Pow is a zero-config Rack server that makes developing Rack apps (include Rails apps) a snap on Mac OS X.

You install Pow:

curl get.pow.cx | sh

You create a symlink to your app:

cd ~/.pow
ln -s ~/dev/myapp

You point your browser to http://myapp.dev/ and there’s you app!   Awesome!

However, there is a downside:  Pow doesn’t play nicely with Apache (or any server listening on port 80). Life isn’t all greenfield, if in the course of the day you need to work on PHP or CGI legacy apps Pow is not so simple.   Pow creates a firewall rule that redirects port 80 to its port; to access Apache you need to either toggle the firewall rule on and off or move Apache to a different port all together. And now you’re running two web servers.  There has to be a better way.

The Win And there is, make your legacy app a Rack App.  Thanks to the rack-legacy gem, this is actually quite simple.

First, install the rack-legacy and rack-rewrite gems:

gem install rack-legacy rack-rewrite

(To sudo or not to sudo, that’s up to you).

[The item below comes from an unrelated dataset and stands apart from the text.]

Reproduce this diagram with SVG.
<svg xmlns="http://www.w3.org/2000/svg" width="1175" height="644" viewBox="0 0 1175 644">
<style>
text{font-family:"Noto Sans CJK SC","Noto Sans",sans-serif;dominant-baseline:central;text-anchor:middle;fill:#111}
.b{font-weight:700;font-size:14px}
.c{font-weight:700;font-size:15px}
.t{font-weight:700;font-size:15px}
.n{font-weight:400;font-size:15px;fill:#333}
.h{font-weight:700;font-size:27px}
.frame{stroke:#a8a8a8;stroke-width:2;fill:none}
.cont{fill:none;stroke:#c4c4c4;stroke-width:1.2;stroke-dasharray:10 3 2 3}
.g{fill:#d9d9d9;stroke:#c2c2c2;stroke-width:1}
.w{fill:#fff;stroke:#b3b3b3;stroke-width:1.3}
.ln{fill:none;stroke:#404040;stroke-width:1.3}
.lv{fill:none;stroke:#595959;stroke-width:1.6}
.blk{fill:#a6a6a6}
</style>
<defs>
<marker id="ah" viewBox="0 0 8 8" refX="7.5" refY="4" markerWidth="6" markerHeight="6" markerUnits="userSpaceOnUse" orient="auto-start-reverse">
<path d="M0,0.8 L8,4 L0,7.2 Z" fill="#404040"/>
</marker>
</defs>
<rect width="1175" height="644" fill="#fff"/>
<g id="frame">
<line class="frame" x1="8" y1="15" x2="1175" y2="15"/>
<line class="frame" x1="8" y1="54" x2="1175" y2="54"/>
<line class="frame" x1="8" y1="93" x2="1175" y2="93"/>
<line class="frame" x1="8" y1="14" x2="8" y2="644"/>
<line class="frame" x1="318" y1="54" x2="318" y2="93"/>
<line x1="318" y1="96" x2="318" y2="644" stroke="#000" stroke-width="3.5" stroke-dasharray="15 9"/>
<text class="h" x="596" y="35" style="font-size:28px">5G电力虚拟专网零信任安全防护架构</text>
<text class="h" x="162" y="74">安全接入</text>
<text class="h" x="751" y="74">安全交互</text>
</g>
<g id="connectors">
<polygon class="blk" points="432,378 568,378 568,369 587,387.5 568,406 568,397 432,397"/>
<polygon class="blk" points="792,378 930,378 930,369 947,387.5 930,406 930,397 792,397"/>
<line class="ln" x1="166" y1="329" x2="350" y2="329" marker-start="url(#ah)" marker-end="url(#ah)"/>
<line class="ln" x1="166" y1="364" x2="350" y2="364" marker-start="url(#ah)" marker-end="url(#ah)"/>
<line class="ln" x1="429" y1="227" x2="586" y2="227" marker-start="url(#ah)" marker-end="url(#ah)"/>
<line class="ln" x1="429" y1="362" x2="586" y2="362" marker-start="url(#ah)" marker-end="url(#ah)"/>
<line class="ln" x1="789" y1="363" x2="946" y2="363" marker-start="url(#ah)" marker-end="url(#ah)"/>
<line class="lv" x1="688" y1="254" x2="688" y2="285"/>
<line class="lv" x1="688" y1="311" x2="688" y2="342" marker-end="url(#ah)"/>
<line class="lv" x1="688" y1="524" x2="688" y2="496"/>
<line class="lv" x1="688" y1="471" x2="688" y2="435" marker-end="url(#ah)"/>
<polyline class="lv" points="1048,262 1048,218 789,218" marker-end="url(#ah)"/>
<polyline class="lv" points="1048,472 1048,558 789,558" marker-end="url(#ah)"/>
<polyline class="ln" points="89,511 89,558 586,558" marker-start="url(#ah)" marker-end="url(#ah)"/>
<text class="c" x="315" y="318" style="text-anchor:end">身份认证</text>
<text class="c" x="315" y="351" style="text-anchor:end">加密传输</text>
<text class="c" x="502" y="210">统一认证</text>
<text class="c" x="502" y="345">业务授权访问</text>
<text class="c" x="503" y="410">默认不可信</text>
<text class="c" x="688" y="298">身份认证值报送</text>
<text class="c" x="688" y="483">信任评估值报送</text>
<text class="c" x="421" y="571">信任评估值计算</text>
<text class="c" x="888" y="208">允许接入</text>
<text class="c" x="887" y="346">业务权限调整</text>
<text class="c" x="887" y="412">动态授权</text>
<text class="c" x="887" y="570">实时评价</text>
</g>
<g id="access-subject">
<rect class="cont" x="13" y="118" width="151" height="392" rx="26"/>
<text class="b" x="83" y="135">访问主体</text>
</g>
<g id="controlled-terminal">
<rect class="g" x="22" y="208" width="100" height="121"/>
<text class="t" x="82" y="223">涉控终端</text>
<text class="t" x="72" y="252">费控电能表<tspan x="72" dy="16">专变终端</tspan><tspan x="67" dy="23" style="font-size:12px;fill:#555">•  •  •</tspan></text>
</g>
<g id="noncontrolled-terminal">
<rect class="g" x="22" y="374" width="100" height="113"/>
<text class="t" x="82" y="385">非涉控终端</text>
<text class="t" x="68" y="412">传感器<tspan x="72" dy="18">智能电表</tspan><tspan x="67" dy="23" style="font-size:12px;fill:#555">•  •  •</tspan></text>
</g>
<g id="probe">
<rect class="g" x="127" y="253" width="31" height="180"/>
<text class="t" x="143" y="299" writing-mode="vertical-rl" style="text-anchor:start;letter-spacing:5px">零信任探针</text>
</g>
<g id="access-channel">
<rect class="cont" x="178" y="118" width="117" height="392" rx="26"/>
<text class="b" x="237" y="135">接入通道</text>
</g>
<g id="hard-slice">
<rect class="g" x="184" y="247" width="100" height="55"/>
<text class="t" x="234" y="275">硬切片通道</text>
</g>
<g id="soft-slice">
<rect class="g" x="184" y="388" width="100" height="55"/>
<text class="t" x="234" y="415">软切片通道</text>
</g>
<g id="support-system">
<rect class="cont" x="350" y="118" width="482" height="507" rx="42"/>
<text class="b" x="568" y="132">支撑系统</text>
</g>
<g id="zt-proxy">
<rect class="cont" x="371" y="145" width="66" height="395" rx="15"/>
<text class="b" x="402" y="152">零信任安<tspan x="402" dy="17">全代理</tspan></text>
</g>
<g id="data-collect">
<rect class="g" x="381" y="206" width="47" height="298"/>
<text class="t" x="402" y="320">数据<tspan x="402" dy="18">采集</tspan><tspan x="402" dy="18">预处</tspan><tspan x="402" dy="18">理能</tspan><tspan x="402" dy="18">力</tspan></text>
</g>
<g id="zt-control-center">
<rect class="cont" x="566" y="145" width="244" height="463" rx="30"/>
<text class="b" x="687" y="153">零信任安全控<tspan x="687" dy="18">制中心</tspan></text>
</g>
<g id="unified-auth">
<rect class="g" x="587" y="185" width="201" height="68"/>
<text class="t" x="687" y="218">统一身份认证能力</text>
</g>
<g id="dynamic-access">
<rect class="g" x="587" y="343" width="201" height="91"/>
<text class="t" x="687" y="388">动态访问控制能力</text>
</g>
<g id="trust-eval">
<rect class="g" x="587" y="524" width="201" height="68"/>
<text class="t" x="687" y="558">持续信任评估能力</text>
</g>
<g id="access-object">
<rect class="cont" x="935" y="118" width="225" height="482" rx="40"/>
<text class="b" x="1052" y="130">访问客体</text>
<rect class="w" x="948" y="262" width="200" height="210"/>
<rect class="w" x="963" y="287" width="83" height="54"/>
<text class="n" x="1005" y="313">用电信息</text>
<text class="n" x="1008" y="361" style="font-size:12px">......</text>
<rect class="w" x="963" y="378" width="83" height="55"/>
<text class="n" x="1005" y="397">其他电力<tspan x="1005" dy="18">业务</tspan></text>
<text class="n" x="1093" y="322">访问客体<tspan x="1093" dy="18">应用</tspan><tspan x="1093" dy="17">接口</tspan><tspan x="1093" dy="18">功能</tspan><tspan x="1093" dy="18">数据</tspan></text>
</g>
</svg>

Next,  in the top level of your legacy app create this config.ru file:

require 'rack'
require 'rack-legacy'
require 'rack-rewrite'

INDEXES = ['index.html','index.php', 'index.cgi']

use Rack::Rewrite do
  rewrite %r{(.*/$)}, lambda {|match, rack_env|
    INDEXES.each do |index|
      if File.exists?(File.join(Dir.getwd, rack_env['PATH_INFO'], index))
        return rack_env['PATH_INFO'] + index
      end
    end
    rack_env['PATH_INFO']
  }
end

use Rack::Legacy::Php, Dir.getwd
use Rack::Legacy::Cgi, Dir.getwd
run Rack::File.new Dir.getwd

The Details Rack::Legacy::Php runs any requested file with the extension .php. Rack::Legacy::Cgi runs any requested file that is set executable (which means you’ll need to make sure your .html files are not). Files that don’t end in .php and aren’t executable are served as static content by Rack::File.

The INDEXES array contains a list of files to check for if a directory is requested (just like Apache’s DirectoryIndex directive). You can change the order or use different names (default.htm anyone?).

The Catch rack-legacy uses the php-cgi command line program to run scripts and while PHP ships with current versions of OS X, php-cgi is not included. You’ll need to install PHP using MacPort/Homebrew/Fink/etc. That’s beyond the scope of this post but, if you’re doing this kind of development, it’s probably not beyond you.

The Caveat This is probably not a fast as running PHP using the Apache module and it’s certainly not as fast as something like FastCGI. If you are primarily developing legacy apps you probably should stick to Apache. However, if you mostly work with Rack apps and just occasionally need legacy support, this is a great way to go.